- Goal: Go through the data below and copy it exactly, skipping every picture.
-- begin --
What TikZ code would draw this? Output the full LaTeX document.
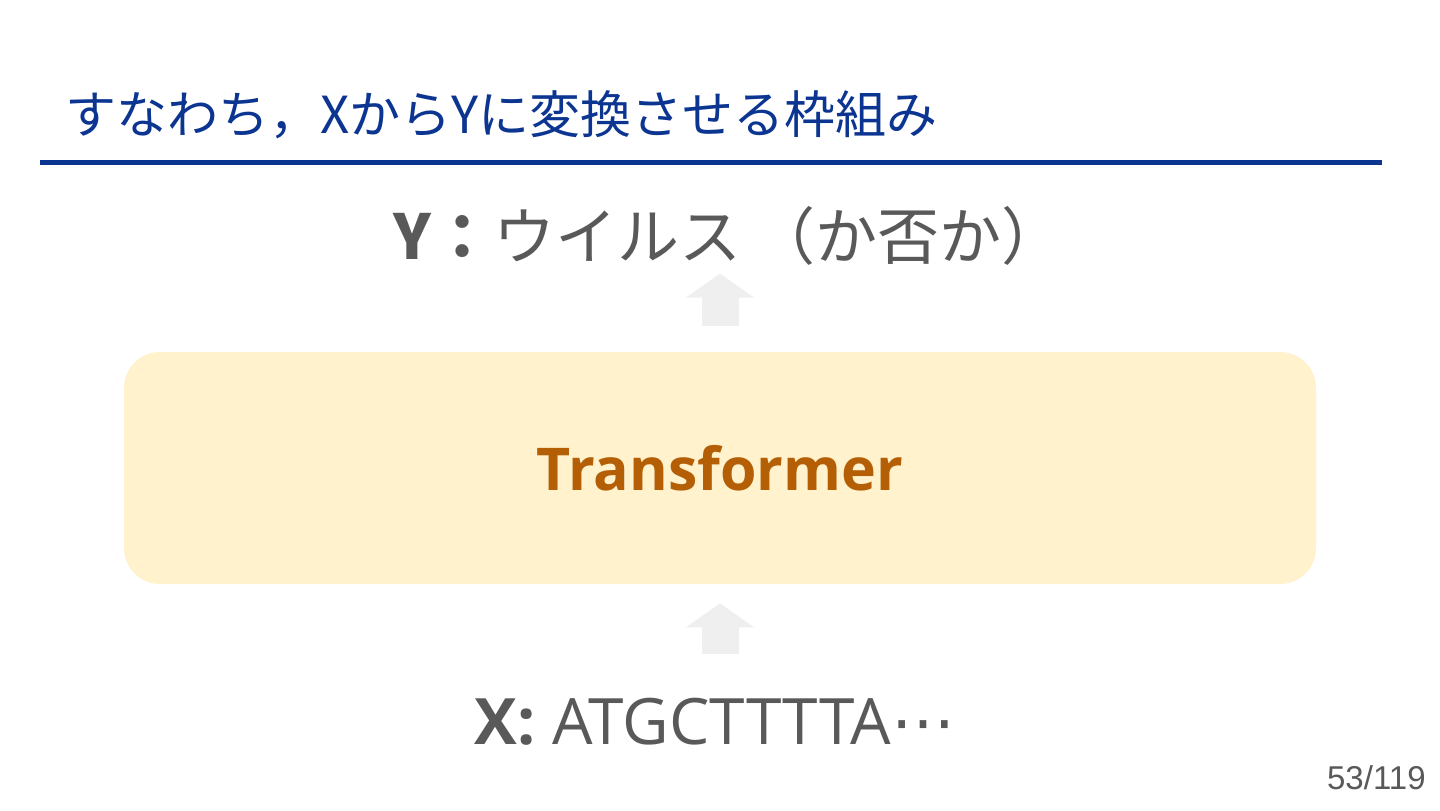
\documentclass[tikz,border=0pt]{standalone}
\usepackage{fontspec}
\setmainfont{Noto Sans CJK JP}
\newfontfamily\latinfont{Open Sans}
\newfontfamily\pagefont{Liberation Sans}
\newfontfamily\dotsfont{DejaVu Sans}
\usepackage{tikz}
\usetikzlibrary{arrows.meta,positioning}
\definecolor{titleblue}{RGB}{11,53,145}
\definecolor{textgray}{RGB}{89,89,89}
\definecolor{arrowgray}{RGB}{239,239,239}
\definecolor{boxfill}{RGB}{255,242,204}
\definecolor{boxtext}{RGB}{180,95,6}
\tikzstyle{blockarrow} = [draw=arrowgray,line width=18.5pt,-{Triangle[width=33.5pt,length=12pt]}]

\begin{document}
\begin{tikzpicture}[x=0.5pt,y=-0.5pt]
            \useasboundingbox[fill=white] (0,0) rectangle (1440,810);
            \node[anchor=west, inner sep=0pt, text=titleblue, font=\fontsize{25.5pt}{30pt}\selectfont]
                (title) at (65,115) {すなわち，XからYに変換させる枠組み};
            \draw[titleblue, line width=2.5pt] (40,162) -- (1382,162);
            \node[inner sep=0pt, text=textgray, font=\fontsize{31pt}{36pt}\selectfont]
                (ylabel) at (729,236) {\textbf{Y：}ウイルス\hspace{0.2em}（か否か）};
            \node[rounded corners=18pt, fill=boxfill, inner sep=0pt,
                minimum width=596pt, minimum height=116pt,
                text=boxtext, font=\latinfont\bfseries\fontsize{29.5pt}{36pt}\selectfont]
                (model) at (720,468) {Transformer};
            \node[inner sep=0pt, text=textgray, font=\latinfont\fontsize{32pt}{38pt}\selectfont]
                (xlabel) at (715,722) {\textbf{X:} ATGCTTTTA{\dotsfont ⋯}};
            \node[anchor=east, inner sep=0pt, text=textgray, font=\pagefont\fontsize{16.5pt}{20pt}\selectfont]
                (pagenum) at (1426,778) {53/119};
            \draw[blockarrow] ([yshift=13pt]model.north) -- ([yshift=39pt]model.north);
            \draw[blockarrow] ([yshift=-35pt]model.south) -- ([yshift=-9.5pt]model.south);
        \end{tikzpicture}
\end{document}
-- end --
- Response to this task:
What TikZ code would draw this? Output the full LaTeX document.
\documentclass[tikz,border=0pt]{standalone}
\usepackage{fontspec}
\setmainfont{Noto Sans CJK JP}
\newfontfamily\latinfont{Open Sans}
\newfontfamily\pagefont{Liberation Sans}
\newfontfamily\dotsfont{DejaVu Sans}
\usepackage{tikz}
\usetikzlibrary{arrows.meta,positioning}
\definecolor{titleblue}{RGB}{11,53,145}
\definecolor{textgray}{RGB}{89,89,89}
\definecolor{arrowgray}{RGB}{239,239,239}
\definecolor{boxfill}{RGB}{255,242,204}
\definecolor{boxtext}{RGB}{180,95,6}
\tikzstyle{blockarrow} = [draw=arrowgray,line width=18.5pt,-{Triangle[width=33.5pt,length=12pt]}]

\begin{document}
\begin{tikzpicture}[x=0.5pt,y=-0.5pt]
            \useasboundingbox[fill=white] (0,0) rectangle (1440,810);
            \node[anchor=west, inner sep=0pt, text=titleblue, font=\fontsize{25.5pt}{30pt}\selectfont]
                (title) at (65,115) {すなわち，XからYに変換させる枠組み};
            \draw[titleblue, line width=2.5pt] (40,162) -- (1382,162);
            \node[inner sep=0pt, text=textgray, font=\fontsize{31pt}{36pt}\selectfont]
                (ylabel) at (729,236) {\textbf{Y：}ウイルス\hspace{0.2em}（か否か）};
            \node[rounded corners=18pt, fill=boxfill, inner sep=0pt,
                minimum width=596pt, minimum height=116pt,
                text=boxtext, font=\latinfont\bfseries\fontsize{29.5pt}{36pt}\selectfont]
                (model) at (720,468) {Transformer};
            \node[inner sep=0pt, text=textgray, font=\latinfont\fontsize{32pt}{38pt}\selectfont]
                (xlabel) at (715,722) {\textbf{X:} ATGCTTTTA{\dotsfont ⋯}};
            \node[anchor=east, inner sep=0pt, text=textgray, font=\pagefont\fontsize{16.5pt}{20pt}\selectfont]
                (pagenum) at (1426,778) {53/119};
            \draw[blockarrow] ([yshift=13pt]model.north) -- ([yshift=39pt]model.north);
            \draw[blockarrow] ([yshift=-35pt]model.south) -- ([yshift=-9.5pt]model.south);
        \end{tikzpicture}
\end{document}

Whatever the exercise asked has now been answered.